Ten students will learn camp craft and canoe skills in the wilderness while exploring the possibility of a career path in the outdoor adventure industry. A small fee of $100 goes directly to student bursaries for the program.

photoTRU Adventure Studies

Working in the adventure industry might seem like a far-fetched dream, but graduates of Adventure Studies at Thompson Rivers University in Kamloops, B.C. have successful jobs working for local governments, DMOs, educational institutions and as guides and managers for tour operators.

“We’re trying to reach out to domestic students and give them a high-impact experience that shows a career in the outdoors is possible,” says Sharman Learie, co-chair of the Adventure Studies Department.

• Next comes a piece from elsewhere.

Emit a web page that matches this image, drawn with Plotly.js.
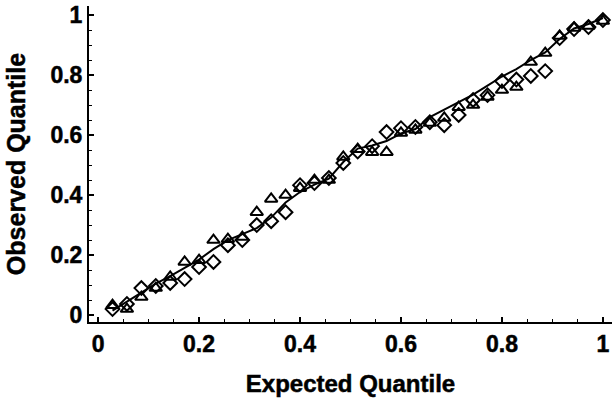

This is a new initiative for TRU. Adventure Studies is already a popular program, but there are more jobs than current alumni can fill. This trip will not only combat the issue of youth spending more time on their phones by creating a mechanism to get them outdoors but will also showcase British Columbia’s expansive wilderness and adventure opportunities. Those who consider Ontario the mecca of canoeing need to see Clearwater Lake, the Cariboo Mountains and Helmcken Falls.

photoTRU Adventure Studies

Open to high school students across Canada, applicants need to submit a 600-word essay describing their dream adventure job. “We’re looking for someone’s passion and curiosity, why they love the outdoors and why they think it’s important,” says Learie. “We hope to reach out to kids who might be looking to lay their career path and plant the seed of possibility.”

The trip will be run by younger alumni and faculty that are graduates from the program. This gives attendees the opportunity to talk to recent students who have been through the program and now have jobs in the industry.

“The program been around for 27 years—it started as a tourism strategy to promote ‘Super Natural British Columbia’,” Learie adds. “So this is a viable career.”